* Items

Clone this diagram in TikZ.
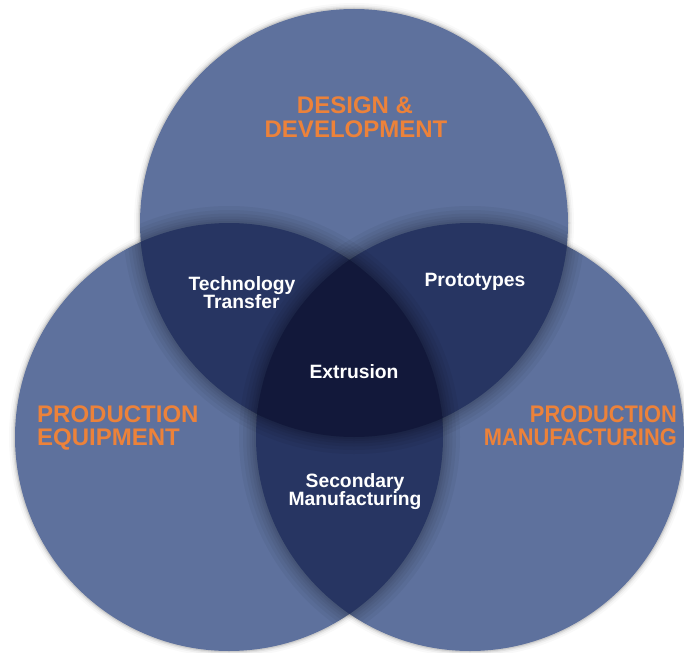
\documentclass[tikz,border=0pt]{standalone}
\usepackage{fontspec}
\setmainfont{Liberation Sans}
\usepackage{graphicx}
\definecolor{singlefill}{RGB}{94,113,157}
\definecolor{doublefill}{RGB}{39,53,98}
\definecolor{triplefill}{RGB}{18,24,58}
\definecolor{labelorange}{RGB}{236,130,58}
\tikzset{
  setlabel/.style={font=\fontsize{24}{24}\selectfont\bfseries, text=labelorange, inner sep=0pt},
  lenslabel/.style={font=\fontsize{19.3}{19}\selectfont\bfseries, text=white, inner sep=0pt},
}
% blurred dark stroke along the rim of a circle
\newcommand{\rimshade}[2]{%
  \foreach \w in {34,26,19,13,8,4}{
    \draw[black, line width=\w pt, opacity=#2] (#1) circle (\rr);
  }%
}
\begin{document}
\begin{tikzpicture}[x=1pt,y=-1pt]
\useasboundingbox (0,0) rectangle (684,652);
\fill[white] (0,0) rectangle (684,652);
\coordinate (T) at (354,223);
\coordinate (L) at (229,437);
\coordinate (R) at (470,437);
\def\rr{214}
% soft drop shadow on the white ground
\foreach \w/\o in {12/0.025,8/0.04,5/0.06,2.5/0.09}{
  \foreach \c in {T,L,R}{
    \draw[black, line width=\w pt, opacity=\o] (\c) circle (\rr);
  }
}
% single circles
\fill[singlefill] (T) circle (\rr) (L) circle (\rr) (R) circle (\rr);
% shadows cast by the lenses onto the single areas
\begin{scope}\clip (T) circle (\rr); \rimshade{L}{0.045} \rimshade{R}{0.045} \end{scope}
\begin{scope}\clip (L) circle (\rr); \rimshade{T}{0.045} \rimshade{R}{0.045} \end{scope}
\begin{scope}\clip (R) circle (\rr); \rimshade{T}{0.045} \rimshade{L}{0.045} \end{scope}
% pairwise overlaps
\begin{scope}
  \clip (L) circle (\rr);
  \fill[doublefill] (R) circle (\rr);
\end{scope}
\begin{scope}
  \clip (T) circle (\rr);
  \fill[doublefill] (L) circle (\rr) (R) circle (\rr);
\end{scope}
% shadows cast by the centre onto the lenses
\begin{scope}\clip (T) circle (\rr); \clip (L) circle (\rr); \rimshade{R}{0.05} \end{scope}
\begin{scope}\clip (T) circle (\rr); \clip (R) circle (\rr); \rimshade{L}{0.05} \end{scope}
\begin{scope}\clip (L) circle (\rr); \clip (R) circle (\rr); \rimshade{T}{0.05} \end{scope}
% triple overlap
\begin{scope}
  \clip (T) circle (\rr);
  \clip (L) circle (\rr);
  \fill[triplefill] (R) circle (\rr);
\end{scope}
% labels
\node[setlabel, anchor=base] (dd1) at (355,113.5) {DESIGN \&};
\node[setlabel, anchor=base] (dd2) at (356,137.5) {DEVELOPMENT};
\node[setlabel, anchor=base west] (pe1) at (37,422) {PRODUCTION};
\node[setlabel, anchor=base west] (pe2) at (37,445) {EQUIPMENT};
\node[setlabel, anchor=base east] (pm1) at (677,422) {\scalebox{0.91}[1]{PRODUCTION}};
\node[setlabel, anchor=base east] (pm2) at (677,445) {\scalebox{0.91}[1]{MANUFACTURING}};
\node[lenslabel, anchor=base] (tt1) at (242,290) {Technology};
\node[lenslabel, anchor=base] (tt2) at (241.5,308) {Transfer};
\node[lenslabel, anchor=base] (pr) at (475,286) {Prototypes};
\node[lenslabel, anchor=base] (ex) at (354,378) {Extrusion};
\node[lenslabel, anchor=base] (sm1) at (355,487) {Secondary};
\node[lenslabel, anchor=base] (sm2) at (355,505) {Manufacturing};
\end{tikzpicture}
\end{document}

---

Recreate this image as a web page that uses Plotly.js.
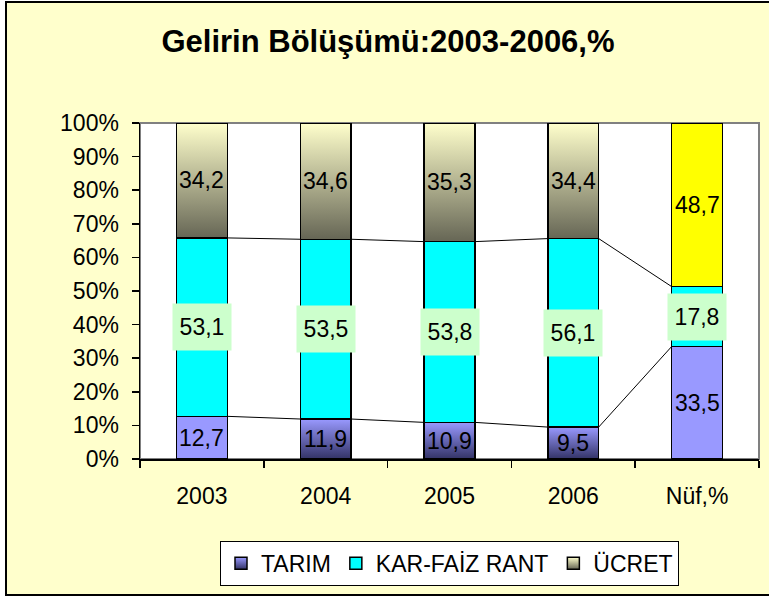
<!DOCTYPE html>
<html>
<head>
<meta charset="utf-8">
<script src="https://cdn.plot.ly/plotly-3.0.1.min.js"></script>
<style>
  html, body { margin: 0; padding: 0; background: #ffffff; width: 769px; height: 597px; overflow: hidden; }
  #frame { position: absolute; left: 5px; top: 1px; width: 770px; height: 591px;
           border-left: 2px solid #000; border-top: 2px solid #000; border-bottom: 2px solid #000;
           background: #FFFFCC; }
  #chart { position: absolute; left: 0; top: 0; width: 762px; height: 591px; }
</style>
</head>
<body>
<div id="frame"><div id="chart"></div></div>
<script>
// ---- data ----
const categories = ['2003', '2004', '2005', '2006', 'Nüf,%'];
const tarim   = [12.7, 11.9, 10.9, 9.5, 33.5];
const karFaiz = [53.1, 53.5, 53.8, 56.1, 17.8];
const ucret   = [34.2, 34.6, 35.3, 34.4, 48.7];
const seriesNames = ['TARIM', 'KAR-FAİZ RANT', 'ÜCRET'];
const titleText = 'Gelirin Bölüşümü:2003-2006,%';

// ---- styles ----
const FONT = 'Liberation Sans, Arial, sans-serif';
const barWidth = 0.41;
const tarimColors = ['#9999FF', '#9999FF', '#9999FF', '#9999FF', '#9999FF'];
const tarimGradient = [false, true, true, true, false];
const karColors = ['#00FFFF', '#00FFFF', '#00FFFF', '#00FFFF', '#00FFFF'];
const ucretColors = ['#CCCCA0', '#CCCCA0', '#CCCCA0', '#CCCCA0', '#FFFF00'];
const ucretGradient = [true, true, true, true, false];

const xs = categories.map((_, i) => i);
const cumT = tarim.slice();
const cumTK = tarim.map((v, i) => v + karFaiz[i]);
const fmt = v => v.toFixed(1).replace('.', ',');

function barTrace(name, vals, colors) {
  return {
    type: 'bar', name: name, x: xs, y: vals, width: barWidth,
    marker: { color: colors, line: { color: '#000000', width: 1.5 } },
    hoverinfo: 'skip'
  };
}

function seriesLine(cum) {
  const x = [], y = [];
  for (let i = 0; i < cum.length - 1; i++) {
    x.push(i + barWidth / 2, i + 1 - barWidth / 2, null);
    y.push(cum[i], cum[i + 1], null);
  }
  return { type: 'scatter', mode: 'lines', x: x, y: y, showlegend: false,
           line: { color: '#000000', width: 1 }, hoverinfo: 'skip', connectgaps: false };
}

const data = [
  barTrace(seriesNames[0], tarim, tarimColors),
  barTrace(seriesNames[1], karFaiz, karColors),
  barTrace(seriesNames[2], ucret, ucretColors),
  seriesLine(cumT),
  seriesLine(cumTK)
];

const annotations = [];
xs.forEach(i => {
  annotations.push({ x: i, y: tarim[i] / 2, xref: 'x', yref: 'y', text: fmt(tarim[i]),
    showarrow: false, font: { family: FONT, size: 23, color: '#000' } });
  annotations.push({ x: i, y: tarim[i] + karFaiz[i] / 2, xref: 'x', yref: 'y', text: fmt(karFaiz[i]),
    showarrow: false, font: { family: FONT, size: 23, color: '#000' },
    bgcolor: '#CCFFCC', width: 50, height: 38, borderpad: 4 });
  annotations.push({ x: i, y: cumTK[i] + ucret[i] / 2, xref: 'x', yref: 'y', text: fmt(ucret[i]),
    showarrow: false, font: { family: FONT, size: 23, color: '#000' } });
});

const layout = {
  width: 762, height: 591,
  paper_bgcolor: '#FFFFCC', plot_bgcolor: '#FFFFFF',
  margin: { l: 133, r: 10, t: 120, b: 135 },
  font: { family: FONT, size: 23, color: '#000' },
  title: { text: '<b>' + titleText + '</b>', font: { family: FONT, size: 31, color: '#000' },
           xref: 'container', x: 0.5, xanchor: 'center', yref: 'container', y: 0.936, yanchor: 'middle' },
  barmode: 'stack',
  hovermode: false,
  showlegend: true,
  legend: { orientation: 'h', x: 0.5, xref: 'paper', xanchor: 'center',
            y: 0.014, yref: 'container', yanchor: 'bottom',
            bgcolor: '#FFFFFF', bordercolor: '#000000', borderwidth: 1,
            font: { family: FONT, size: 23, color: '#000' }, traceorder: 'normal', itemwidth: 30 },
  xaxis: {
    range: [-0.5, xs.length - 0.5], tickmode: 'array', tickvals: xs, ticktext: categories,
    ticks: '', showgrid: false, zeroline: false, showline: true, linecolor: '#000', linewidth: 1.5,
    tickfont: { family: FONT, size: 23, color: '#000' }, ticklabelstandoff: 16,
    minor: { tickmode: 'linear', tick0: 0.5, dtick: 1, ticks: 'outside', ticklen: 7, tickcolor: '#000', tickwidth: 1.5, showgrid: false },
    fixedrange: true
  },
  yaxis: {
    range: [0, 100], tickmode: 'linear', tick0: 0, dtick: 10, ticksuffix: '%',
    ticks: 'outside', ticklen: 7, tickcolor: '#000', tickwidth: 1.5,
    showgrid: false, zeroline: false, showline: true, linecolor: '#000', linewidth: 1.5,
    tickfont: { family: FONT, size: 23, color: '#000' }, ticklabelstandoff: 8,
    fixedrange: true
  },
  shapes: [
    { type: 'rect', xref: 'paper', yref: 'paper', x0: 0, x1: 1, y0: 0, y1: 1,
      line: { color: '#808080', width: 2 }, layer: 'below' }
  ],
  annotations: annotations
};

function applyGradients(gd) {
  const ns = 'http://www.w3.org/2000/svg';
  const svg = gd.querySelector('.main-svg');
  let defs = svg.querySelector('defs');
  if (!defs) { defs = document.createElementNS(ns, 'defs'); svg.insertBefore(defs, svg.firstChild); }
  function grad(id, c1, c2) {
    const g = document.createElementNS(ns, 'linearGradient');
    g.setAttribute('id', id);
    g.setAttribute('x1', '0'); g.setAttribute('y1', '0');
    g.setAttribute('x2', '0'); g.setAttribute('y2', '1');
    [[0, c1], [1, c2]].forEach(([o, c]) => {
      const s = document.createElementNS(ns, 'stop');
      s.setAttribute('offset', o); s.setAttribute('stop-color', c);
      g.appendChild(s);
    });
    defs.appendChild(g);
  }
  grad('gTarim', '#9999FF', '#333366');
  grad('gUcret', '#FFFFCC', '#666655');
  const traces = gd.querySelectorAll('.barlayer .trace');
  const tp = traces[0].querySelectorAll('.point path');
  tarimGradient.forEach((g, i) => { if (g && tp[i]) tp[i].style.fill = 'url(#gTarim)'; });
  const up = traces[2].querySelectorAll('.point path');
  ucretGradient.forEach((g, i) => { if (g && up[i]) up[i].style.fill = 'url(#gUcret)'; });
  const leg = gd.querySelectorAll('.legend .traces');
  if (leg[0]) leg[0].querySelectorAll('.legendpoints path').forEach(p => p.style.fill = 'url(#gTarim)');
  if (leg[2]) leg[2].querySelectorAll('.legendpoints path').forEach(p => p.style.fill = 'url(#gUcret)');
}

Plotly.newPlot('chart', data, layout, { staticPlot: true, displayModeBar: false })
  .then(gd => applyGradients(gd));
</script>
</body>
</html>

* Given exercise
Look above for the line with "Recreate this image"; quote it and every line after it, stopping after the line with "const titleText = 'Gelirin", exactly, with nothing added and without pictures.

* Answer to this task
Recreate this image as a web page that uses Plotly.js.
<!DOCTYPE html>
<html>
<head>
<meta charset="utf-8">
<script src="https://cdn.plot.ly/plotly-3.0.1.min.js"></script>
<style>
  html, body { margin: 0; padding: 0; background: #ffffff; width: 769px; height: 597px; overflow: hidden; }
  #frame { position: absolute; left: 5px; top: 1px; width: 770px; height: 591px;
           border-left: 2px solid #000; border-top: 2px solid #000; border-bottom: 2px solid #000;
           background: #FFFFCC; }
  #chart { position: absolute; left: 0; top: 0; width: 762px; height: 591px; }
</style>
</head>
<body>
<div id="frame"><div id="chart"></div></div>
<script>
// ---- data ----
const categories = ['2003', '2004', '2005', '2006', 'Nüf,%'];
const tarim   = [12.7, 11.9, 10.9, 9.5, 33.5];
const karFaiz = [53.1, 53.5, 53.8, 56.1, 17.8];
const ucret   = [34.2, 34.6, 35.3, 34.4, 48.7];
const seriesNames = ['TARIM', 'KAR-FAİZ RANT', 'ÜCRET'];
const titleText = 'Gelirin Bölüşümü:2003-2006,%';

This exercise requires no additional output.